▸ Exercise description
Starting at the first line of the listing below, retype each line up to and including the one that contains "from matplotlib.lines import Line2D". Leave pictures out.

▸ Data block
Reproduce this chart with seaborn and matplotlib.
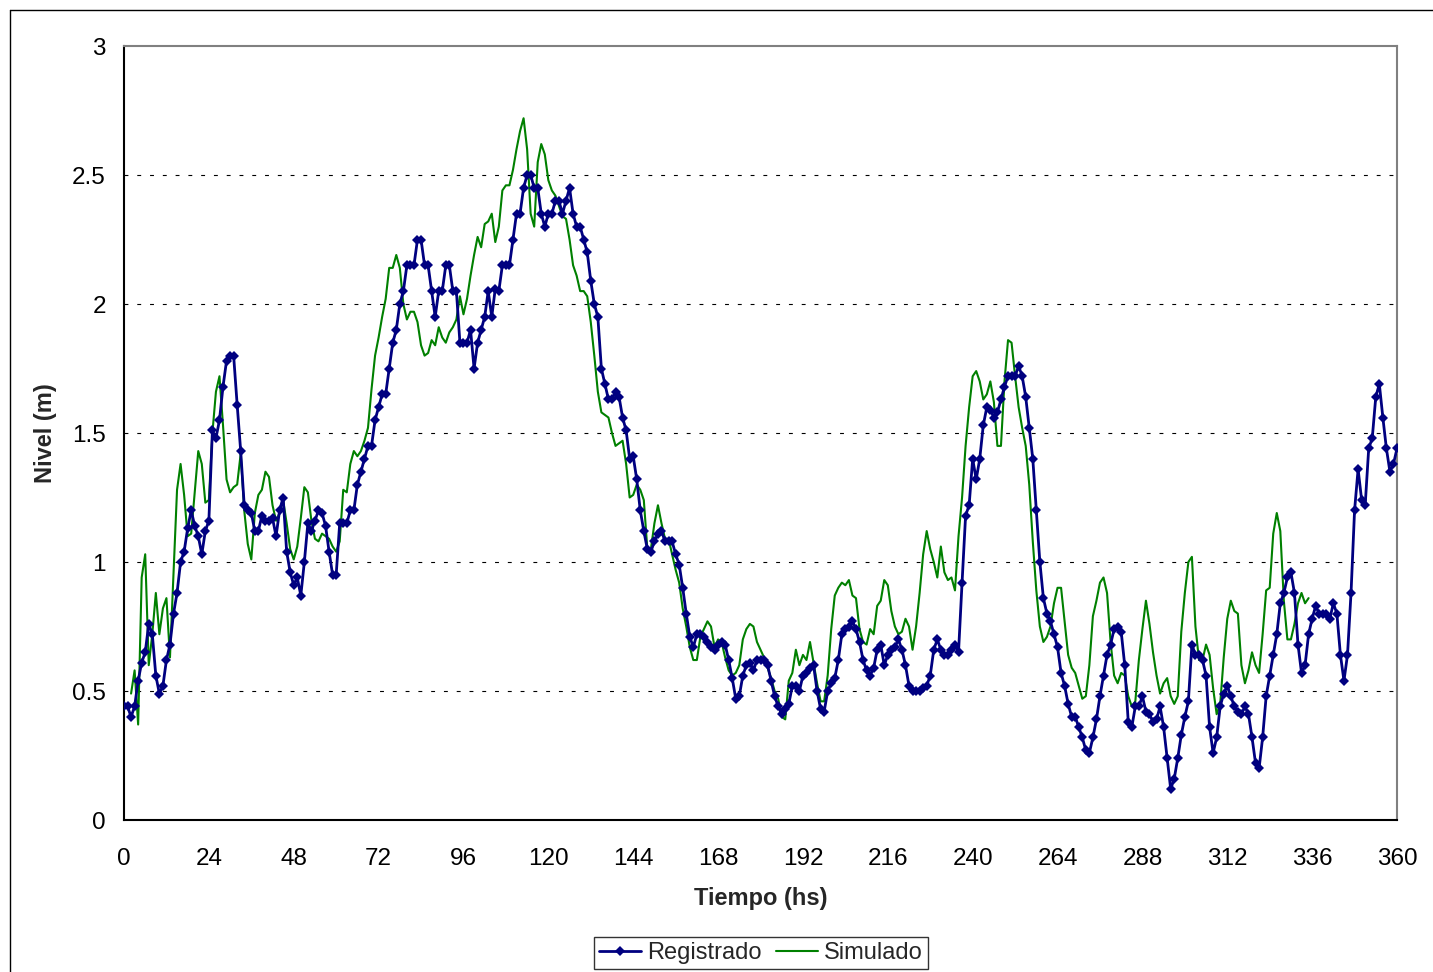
import numpy as np
import pandas as pd
import seaborn as sns
from matplotlib import pyplot as plt
from matplotlib.lines import Line2D

# hourly water level, Registrado from hour 0 to 360
registrado = [
    0.44, 0.44, 0.40, 0.44, 0.54, 0.61, 0.65, 0.76, 0.72, 0.56,  # 0
    0.49, 0.52, 0.62, 0.68, 0.80, 0.88, 1.00, 1.04, 1.13, 1.20,  # 10
    1.14, 1.10, 1.03, 1.12, 1.16, 1.51, 1.48, 1.55, 1.68, 1.78,  # 20
    1.80, 1.80, 1.61, 1.43, 1.22, 1.20, 1.19, 1.12, 1.12, 1.18,  # 30
    1.16, 1.16, 1.17, 1.10, 1.20, 1.25, 1.04, 0.96, 0.91, 0.94,  # 40
    0.87, 1.00, 1.15, 1.12, 1.16, 1.20, 1.19, 1.14, 1.04, 0.95,  # 50
    0.95, 1.15, 1.15, 1.15, 1.20, 1.20, 1.30, 1.35, 1.40, 1.45,  # 60
    1.45, 1.55, 1.60, 1.65, 1.65, 1.75, 1.85, 1.90, 2.00, 2.05,  # 70
    2.15, 2.15, 2.15, 2.25, 2.25, 2.15, 2.15, 2.05, 1.95, 2.05,  # 80
    2.05, 2.15, 2.15, 2.05, 2.05, 1.85, 1.85, 1.85, 1.90, 1.75,  # 90
    1.85, 1.90, 1.95, 2.05, 1.95, 2.06, 2.05, 2.15, 2.15, 2.15,  # 100
    2.25, 2.35, 2.35, 2.45, 2.50, 2.50, 2.45, 2.45, 2.35, 2.30,  # 110
    2.35, 2.35, 2.40, 2.40, 2.35, 2.40, 2.45, 2.35, 2.30, 2.30,  # 120
    2.25, 2.20, 2.09, 2.00, 1.95, 1.75, 1.69, 1.63, 1.63, 1.66,  # 130
    1.64, 1.56, 1.51, 1.40, 1.41, 1.32, 1.20, 1.12, 1.05, 1.04,  # 140
    1.08, 1.11, 1.12, 1.08, 1.08, 1.08, 1.03, 0.99, 0.90, 0.80,  # 150
    0.71, 0.67, 0.72, 0.72, 0.71, 0.69, 0.67, 0.66, 0.68, 0.69,  # 160
    0.68, 0.62, 0.55, 0.47, 0.48, 0.56, 0.60, 0.61, 0.58, 0.62,  # 170
    0.62, 0.62, 0.60, 0.54, 0.48, 0.44, 0.41, 0.43, 0.45, 0.52,  # 180
    0.52, 0.50, 0.56, 0.57, 0.59, 0.60, 0.50, 0.43, 0.42, 0.50,  # 190
    0.53, 0.55, 0.62, 0.72, 0.74, 0.75, 0.77, 0.74, 0.69, 0.62,  # 200
    0.58, 0.56, 0.59, 0.66, 0.68, 0.60, 0.64, 0.66, 0.67, 0.70,  # 210
    0.66, 0.60, 0.52, 0.50, 0.50, 0.50, 0.51, 0.52, 0.56, 0.66,  # 220
    0.70, 0.66, 0.64, 0.64, 0.66, 0.68, 0.65, 0.92, 1.18, 1.22,  # 230
    1.40, 1.32, 1.40, 1.53, 1.60, 1.59, 1.56, 1.58, 1.63, 1.68,  # 240
    1.72, 1.72, 1.72, 1.76, 1.72, 1.64, 1.52, 1.40, 1.20, 1.00,  # 250
    0.86, 0.80, 0.77, 0.72, 0.67, 0.57, 0.52, 0.45, 0.40, 0.40,  # 260
    0.36, 0.32, 0.27, 0.26, 0.32, 0.39, 0.48, 0.56, 0.64, 0.68,  # 270
    0.74, 0.75, 0.73, 0.60, 0.38, 0.36, 0.44, 0.44, 0.48, 0.42,  # 280
    0.41, 0.38, 0.39, 0.44, 0.36, 0.24, 0.12, 0.16, 0.24, 0.33,  # 290
    0.40, 0.46, 0.68, 0.64, 0.64, 0.62, 0.56, 0.36, 0.26, 0.32,  # 300
    0.44, 0.49, 0.52, 0.48, 0.44, 0.42, 0.41, 0.44, 0.41, 0.32,  # 310
    0.22, 0.20, 0.32, 0.48, 0.56, 0.64, 0.72, 0.84, 0.88, 0.94,  # 320
    0.96, 0.88, 0.68, 0.57, 0.60, 0.72, 0.78, 0.83, 0.80, 0.80,  # 330
    0.80, 0.78, 0.84, 0.80, 0.64, 0.54, 0.64, 0.88, 1.20, 1.36,  # 340
    1.24, 1.22, 1.44, 1.48, 1.64, 1.69, 1.56, 1.44, 1.35, 1.38,  # 350
    1.44,                                                        # 360
]

# Simulado, hourly from hour 2 to 335
simulado = [
    0.49, 0.58, 0.37, 0.94, 1.03, 0.60, 0.72, 0.88, 0.72, 0.82,  # 2
    0.86, 0.63, 0.95, 1.28, 1.38, 1.26, 1.10, 1.11, 1.27, 1.43,  # 12
    1.38, 1.23, 1.24, 1.50, 1.66, 1.72, 1.53, 1.32, 1.27, 1.29,  # 22
    1.30, 1.42, 1.20, 1.07, 1.01, 1.19, 1.26, 1.28, 1.35, 1.33,  # 32
    1.22, 1.16, 1.19, 1.24, 1.15, 1.05, 1.01, 1.06, 1.17, 1.29,  # 42
    1.27, 1.16, 1.09, 1.08, 1.11, 1.10, 1.09, 1.06, 1.04, 1.08,  # 52
    1.28, 1.27, 1.38, 1.43, 1.41, 1.43, 1.47, 1.52, 1.67, 1.80,  # 62
    1.87, 1.95, 2.02, 2.14, 2.14, 2.19, 2.14, 2.00, 1.94, 1.97,  # 72
    1.97, 1.93, 1.84, 1.80, 1.81, 1.86, 1.84, 1.91, 1.87, 1.85,  # 82
    1.89, 1.91, 1.94, 2.03, 1.96, 2.02, 2.11, 2.19, 2.26, 2.22,  # 92
    2.31, 2.32, 2.35, 2.24, 2.30, 2.44, 2.46, 2.46, 2.52, 2.60,  # 102
    2.67, 2.72, 2.60, 2.35, 2.30, 2.55, 2.62, 2.58, 2.48, 2.44,  # 112
    2.42, 2.38, 2.34, 2.33, 2.25, 2.15, 2.11, 2.05, 2.05, 2.03,  # 122
    1.93, 1.80, 1.66, 1.58, 1.57, 1.56, 1.50, 1.45, 1.46, 1.47,  # 132
    1.38, 1.25, 1.26, 1.30, 1.28, 1.24, 1.05, 1.05, 1.15, 1.22,  # 142
    1.15, 1.09, 1.09, 1.03, 0.97, 0.92, 0.82, 0.75, 0.67, 0.62,  # 152
    0.62, 0.71, 0.74, 0.77, 0.75, 0.67, 0.70, 0.69, 0.63, 0.58,  # 162
    0.56, 0.57, 0.60, 0.70, 0.74, 0.76, 0.75, 0.69, 0.66, 0.63,  # 172
    0.59, 0.55, 0.50, 0.47, 0.40, 0.39, 0.54, 0.57, 0.66, 0.60,  # 182
    0.64, 0.62, 0.69, 0.61, 0.53, 0.46, 0.46, 0.56, 0.74, 0.87,  # 192
    0.90, 0.92, 0.91, 0.93, 0.87, 0.86, 0.74, 0.69, 0.68, 0.74,  # 202
    0.72, 0.83, 0.85, 0.93, 0.91, 0.81, 0.75, 0.72, 0.73, 0.78,  # 212
    0.75, 0.66, 0.75, 0.88, 1.03, 1.12, 1.05, 1.00, 0.94, 1.06,  # 222
    0.96, 0.93, 0.94, 0.89, 1.10, 1.25, 1.45, 1.60, 1.72, 1.74,  # 232
    1.70, 1.63, 1.65, 1.70, 1.62, 1.45, 1.45, 1.70, 1.86, 1.85,  # 242
    1.72, 1.60, 1.52, 1.45, 1.30, 1.08, 0.89, 0.75, 0.69, 0.71,  # 252
    0.75, 0.84, 0.90, 0.90, 0.77, 0.64, 0.59, 0.57, 0.52, 0.47,  # 262
    0.48, 0.60, 0.79, 0.85, 0.92, 0.94, 0.88, 0.69, 0.56, 0.53,  # 272
    0.57, 0.56, 0.48, 0.44, 0.46, 0.62, 0.74, 0.85, 0.76, 0.65,  # 282
    0.56, 0.49, 0.53, 0.55, 0.48, 0.45, 0.48, 0.73, 0.88, 1.00,  # 292
    1.02, 0.75, 0.62, 0.62, 0.68, 0.64, 0.51, 0.41, 0.45, 0.63,  # 302
    0.78, 0.85, 0.81, 0.80, 0.60, 0.53, 0.58, 0.65, 0.60, 0.57,  # 312
    0.72, 0.89, 0.90, 1.11, 1.19, 1.12, 0.85, 0.70, 0.70, 0.76,  # 322
    0.84, 0.88, 0.84, 0.86,                                      # 332
]

xticks = list(range(0, 361, 24))
yticks = [0, 0.5, 1, 1.5, 2, 2.5, 3]
ytick_labels = ['0', '0.5', '1', '1.5', '2', '2.5', '3']

df_reg = pd.DataFrame({'hs': np.arange(len(registrado)), 'nivel': registrado})
df_sim = pd.DataFrame({'hs': np.arange(len(simulado)) + 2, 'nivel': simulado})

sns.set_style('white')
plt.rcParams['font.family'] = ['Liberation Sans', 'DejaVu Sans']

W, H = 1433, 972
fig = plt.figure(figsize=(W / 100, H / 100), dpi=100)
ax = fig.add_axes([124 / W, 1 - 820 / H, 1273 / W, 774 / H])

# outer chart border (top and left edges visible)
fig.add_artist(Line2D([10 / W, 1], [1 - 10 / H, 1 - 10 / H], color='black', lw=1))
fig.add_artist(Line2D([10 / W, 10 / W], [0, 1 - 10 / H], color='black', lw=1))

for y in yticks[1:-1]:
    ax.axhline(y, color='black', lw=0.8, ls=(0, (3.5, 8)), zorder=0)

sns.lineplot(data=df_sim, x='hs', y='nivel', ax=ax, color='#008000', lw=1.5,
             label='Simulado', zorder=2)
sns.lineplot(data=df_reg, x='hs', y='nivel', ax=ax, color='#000080', lw=2.0,
             marker='D', markersize=4.8, markeredgewidth=0, label='Registrado', zorder=3)

ax.set_xlim(0, 360)
ax.set_ylim(0, 3)
ax.set_xticks(xticks)
ax.set_yticks(yticks)
ax.set_yticklabels(ytick_labels)
ax.tick_params(axis='both', direction='out', length=5, width=1.2, color='black',
               labelsize=17.5, labelcolor='black')
ax.tick_params(axis='x', pad=15)
ax.tick_params(axis='y', pad=8)

for side in ['left', 'bottom']:
    ax.spines[side].set_color('black')
    ax.spines[side].set_linewidth(1.5)
for side in ['top', 'right']:
    ax.spines[side].set_visible(True)
    ax.spines[side].set_color('#808080')
    ax.spines[side].set_linewidth(1.5)

ax.set_xlabel('Tiempo (hs)', fontsize=17, fontweight='bold')
ax.set_ylabel('Nivel (m)', fontsize=17, fontweight='bold')
ax.xaxis.set_label_coords(0.5, (820 - 887) / 774)
ax.yaxis.set_label_coords((57 - 124) / 1273, 0.5)

handles, labels = ax.get_legend_handles_labels()
order = [labels.index('Registrado'), labels.index('Simulado')]
if ax.get_legend() is not None:
    ax.get_legend().remove()
leg = fig.legend([handles[i] for i in order], [labels[i] for i in order],
                 loc='center', bbox_to_anchor=(761 / W, 1 - 953 / H), ncol=2,
                 fontsize=17, frameon=True, fancybox=False, edgecolor='black',
                 handlelength=1.8, handletextpad=0.25, columnspacing=0.6,
                 borderpad=0.2, borderaxespad=0)
leg.get_frame().set_linewidth(1.0)

fig.savefig('out.png', dpi=100, facecolor='white')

▸ Task answer
Reproduce this chart with seaborn and matplotlib.
import numpy as np
import pandas as pd
import seaborn as sns
from matplotlib import pyplot as plt
from matplotlib.lines import Line2D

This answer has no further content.